Re: ISSUE-45 ACTION-246: draft proposal regarding making a public compliance commitment

Not to pile on ­ but as I'm on a plane and only able to participate via IRC
and email - and wanted to second that believe this proposal will receive
considerable support.

Alan

From:  Shane Wiley <wileys@yahoo-inc.com>
Date:  Wednesday, September 5, 2012 12:06 PM
To:  "Aleecia M. McDonald" <aleecia@aleecia.com>, "public-tracking@w3.org
(public-tracking@w3.org)" <public-tracking@w3.org>
Subject:  RE: ISSUE-45 ACTION-246: draft proposal regarding making a public
compliance  commitment
Resent-From:  <public-tracking@w3.org>
Resent-Date:  Wed, 05 Sep 2012 16:07:38 +0000

Aleecia,
 
I believe this proposal and the strong support within IRC during the working
group call would officially declare this as NOT a dead end.  It would be
helpful to gauge the working group as I believe youšll find considerable
support for a compliance flag within the well-known location resource.
 
- Shane
 

From: Aleecia M. McDonald [mailto:aleecia@aleecia.com]
Sent: Wednesday, September 05, 2012 9:00 AM
To: public-tracking@w3.org (public-tracking@w3.org)
Subject: Re: ISSUE-45 ACTION-246: draft proposal regarding making a public
compliance commitment
 
Of note: in Seattle, we discussed the possibility of having multiple codes
to indicate different flavors of DNT. Specifically, I raised it as a
suggestion. The WG members soundly rejected, in favor of coming to a common
single understanding of DNT. We have already declared this a dead end.

 

One can imagine a world with, say, a DAA approach and a W3C approach,
without needing a new flag sent with every response. Just pick different
semantics. It will be very clear which is what, without the overhead. If
that is the problem you are trying to solve, I think it is already solved
without needing any work here.

 

If we take this just as being about different regions, I'm not sure what a
USA or NLD designation entails. And I'm not sure how to convey that to
users. I think I do not understand what you have in mind yet. I look forward
to hearing more about how you think that could work.

 

            Aleecia

 

On Sep 4, 2012, at 5:51 PM, David Wainberg <david@networkadvertising.org>
wrote:


This fulfills ACTION-246
(http://www.w3.org/2011/tracking-protection/track/actions/246), which
relates to ISSUE-45
(http://www.w3.org/2011/tracking-protection/track/issues/45).

There are problems with the current proposed approach to issue 45. The
current version does not accommodate implementation distinctions based on,
for example, geography/jurisdiction, business model, or technology.
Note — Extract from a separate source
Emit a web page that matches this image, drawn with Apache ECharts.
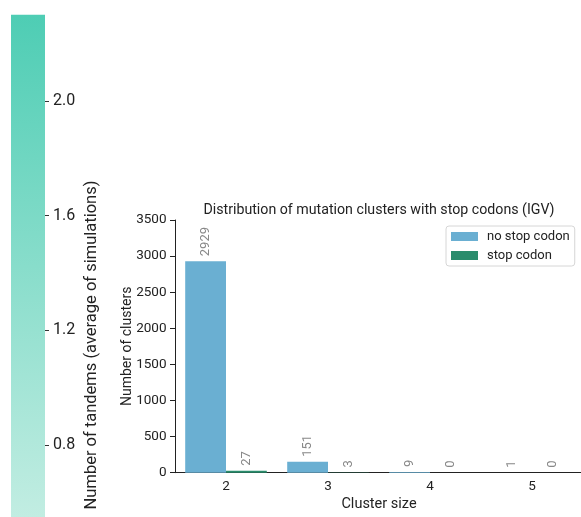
<!DOCTYPE html>
<html><head><meta charset="utf-8">
<script src="https://cdn.jsdelivr.net/npm/echarts@6/dist/echarts.min.js"></script>
<style>html,body{margin:0;padding:0;background:#fff}#c{width:581px;height:517px}</style>
</head><body><div id="c"></div>
<script>
const categories = ['2', '3', '4', '5'];
const noStopCodon = [2929, 151, 9, 1];
const stopCodon = [27, 3, 0, 0];
const colorbarTop = [2.30];
const colorbarMin = 0.4, colorbarMax = 2.4, colorbarStep = 0.4;

const FONT = 'Roboto, "Noto Sans", sans-serif';
const chart = echarts.init(document.getElementById('c'), null, {renderer: 'canvas'});
chart.setOption({
  animation: false,
  textStyle: {fontFamily: FONT},
  title: {
    text: 'Distribution of mutation clusters with stop codons (IGV)',
    left: 374, top: 198, textAlign: 'center',
    textStyle: {fontSize: 14.2, fontWeight: 'normal', color: '#222', fontFamily: FONT}
  },
  legend: {
    orient: 'vertical', left: 446, top: 226,
    padding: [4, 5, 4, 5], itemGap: 6,
    itemWidth: 27, itemHeight: 9, icon: 'rect',
    borderColor: '#d6d6d6', borderWidth: 1, borderRadius: 3,
    textStyle: {fontSize: 13, color: '#222', fontFamily: FONT, padding: [0, 0, 0, 4]},
    data: ['no stop codon', 'stop codon']
  },
  grid: [
    {left: 175, right: -2, top: 220, bottom: 44.3, containLabel: false, outerBoundsMode: 'none'},
    {left: 11, width: 34, top: -14, height: 574, containLabel: false, outerBoundsMode: 'none'}
  ],
  xAxis: [
    {
      gridIndex: 0, type: 'category', data: categories,
      name: 'Cluster size', nameLocation: 'middle', nameGap: 24, nameMoveOverlap: false,
      nameTextStyle: {fontSize: 14.5, color: '#222'},
      axisLine: {lineStyle: {color: '#222', width: 1}},
      axisTick: {alignWithLabel: true, length: 5, lineStyle: {color: '#222'}},
      axisLabel: {fontSize: 13.5, color: '#222', margin: 7}
    },
    {
      gridIndex: 1, type: 'category', data: ['cb'], show: false
    }
  ],
  yAxis: [
    {
      gridIndex: 0, type: 'value', min: 0, max: 3500, interval: 500,
      name: 'Number of clusters', nameLocation: 'middle', nameGap: 41, nameMoveOverlap: false,
      nameTextStyle: {fontSize: 14, color: '#222'},
      axisLine: {show: true, lineStyle: {color: '#222', width: 1}},
      axisTick: {show: true, length: 5, lineStyle: {color: '#222'}},
      axisLabel: {fontSize: 13.5, color: '#222', margin: 8.5, formatter: v => String(v)},
      splitLine: {show: false}
    },
    {
      gridIndex: 1, type: 'value', position: 'right',
      min: colorbarMin, max: colorbarMax, interval: colorbarStep,
      axisLine: {show: false},
      axisTick: {show: true, length: 4, lineStyle: {color: '#333'}},
      axisLabel: {fontSize: 16, color: '#222', margin: 8,
        formatter: v => v.toFixed(1)},
      splitLine: {show: false}
    }
  ],
  series: [
    {
      name: 'no stop codon', type: 'bar', xAxisIndex: 0, yAxisIndex: 0,
      data: noStopCodon, barGap: '0%', barCategoryGap: '20%',
      itemStyle: {color: '#6aafd2'},
      label: {show: true, position: 'top', rotate: 90, align: 'left', verticalAlign: 'middle',
        distance: 5, fontSize: 13, color: '#888'}
    },
    {
      name: 'stop codon', type: 'bar', xAxisIndex: 0, yAxisIndex: 0,
      data: stopCodon, barGap: '0%', barCategoryGap: '20%',
      itemStyle: {color: '#2a8c6c'},
      label: {show: true, position: 'top', rotate: 90, align: 'left', verticalAlign: 'middle',
        distance: 5, fontSize: 13, color: '#888'}
    },
    {
      name: 'colorbar', type: 'bar', xAxisIndex: 1, yAxisIndex: 1,
      data: colorbarTop, barWidth: '100%', silent: true,
      itemStyle: {color: new echarts.graphic.LinearGradient(0, 0, 0, 1, [
        {offset: 0, color: '#4ecdb4'},
        {offset: 0.923, color: '#c2ede2'},
        {offset: 1, color: '#cbf0e7'}
      ])}
    }
  ],
  graphic: [
    {
      type: 'text', x: 92, y: 345, rotation: Math.PI / 2,
      style: {text: 'Number of tandems (average of simulations)', fontSize: 16.5,
        fontFamily: FONT, fill: '#222', align: 'center', verticalAlign: 'middle'}
    }
  ]
});
</script></body></html>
It also
creates unnecessary and counter-productive legal landmines that will spur
companies to avoid implementing the full spec. We can provide for making
legal commitments without this unwanted result.

I think the first point should be obvious. There will be a tremendous
diversity of organizations, business models, and technologies to which DNT
may be applied, either voluntarily or compulsorily, under a diversity of
regulatory regimes. The spec needs to accommodate this diversity.

The more important point is that, if we make the mistake of tying the server
response (the header or WKL) to a broad, legally-binding representation that
goes well beyond the specific meanings of the responses, end-users will lose
out because companies will avoid implementing the response mechanisms. The
reality is that companies who may otherwise be eager to implement DNT will
avoid making representations that could be construed in overly broad ways,
that may be ambiguous, or that otherwise are potentially misaligned with
what they do. Instead, companies will seek to make representations that
unambiguously describe their practices. We should facilitate this, not make
it difficult.

Note that I am definitely not saying that companies should be able to act
contrary to what they represent in the response mechanism(s). That, however,
is not a problem we need to solve. Companies will be held to account for any
such misrepresentations anyway, regardless of what the spec says. And if the
available responses are sufficiently precise and adequately defined, I think
companies will implement them.

This proposal solves both problems. It will provide for the enforceable
statement that the working group is aiming for, but it will also allow
needed flexibility for servers operating under various regulatory regimes,
and would do so especially for servers operating under multiple regulatory
regimes. And, most important, it would create a mechanism whereby companies
can clearly and accurately say what they do and then do what they say.
The proposal is the following:
* The compliance spec remains silent on the matter
* Add a required "compliance" field to the tracking status resource in the
TPE, where the value indicates the compliance regime under which the server
is honoring the DNT signal.
* The value of the compliance field is a 3-5 letter token indicating the
applicable regulatory regime. Allowed tokens could include 3-letter country
codes, e.g. USA, GBR, NLD, or designations for voluntary regimes, e.g. W3C,
DAA, NAI, IABEU. My understanding is that an organization like IANA can
manage a list of tokens in order to prevent collisions.